From Henry Hamon’s New York Stock Exchange Manual (1865): “Great gains usually alternate with great losses in this kind of business. One would think that jobbers would soon die of worry and anxiety, and often enough they are seen to be very ‘down in the mouth’. But nature is kind, and fits the back to the burden.”

“These are the men whose sole business is stock speculation,” wrote William W Fowler. “When they have once entered the street, they never leave it except in a pine box or a rosewood case, according to circumstances. If they lose money, they stay there to regain it, and if they make money, they stay there to make more. Constitutionally, and by temperament, they are speculators. Hear them talk, and you would suppose they lived on hope … those saddest words of tongue or pen, ‘It might have been’, enter largely into the thoughts and conversation of the speculator. If and but are the most frequent conjunctions in his vocabulary. His whole life is a series of regrets, and strange to say, these regrets are more often for what he might have made, but did not, than for what he actually lost.”
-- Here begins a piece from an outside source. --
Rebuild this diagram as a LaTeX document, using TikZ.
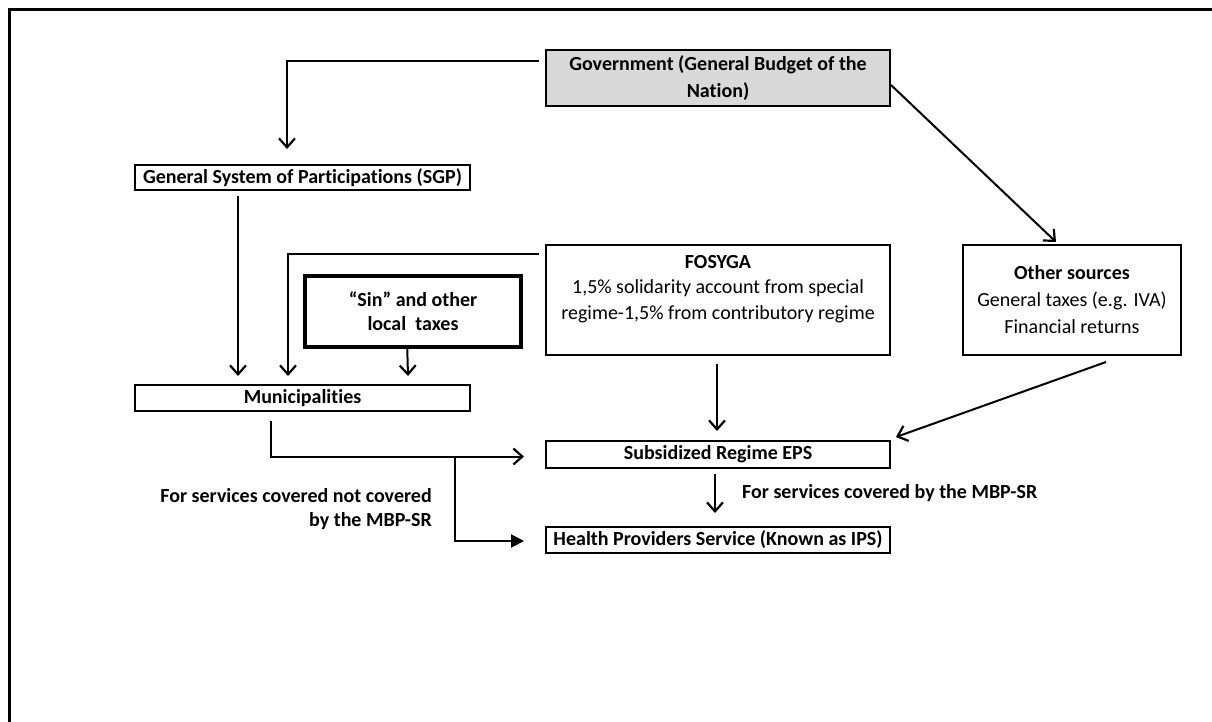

As if to confirm it, in his book, The Education of a Speculator, Victor Niederhoffer wrote: “During my trading career involving many hundreds of billions of dollars and at least 5,000 separate days of entering the fray, I have not had one satisfactory day. When I make money, I always want to kick myself for not being more aggressive. On those all-too-frequent occasions when I lose a dollar, every dollar hurts. And no matter how certain a particular speculation looks, there is always a good likelihood that it will go astray. Frequently, things are not what they seem. A deal that seems too good to be true is likely not to be true.”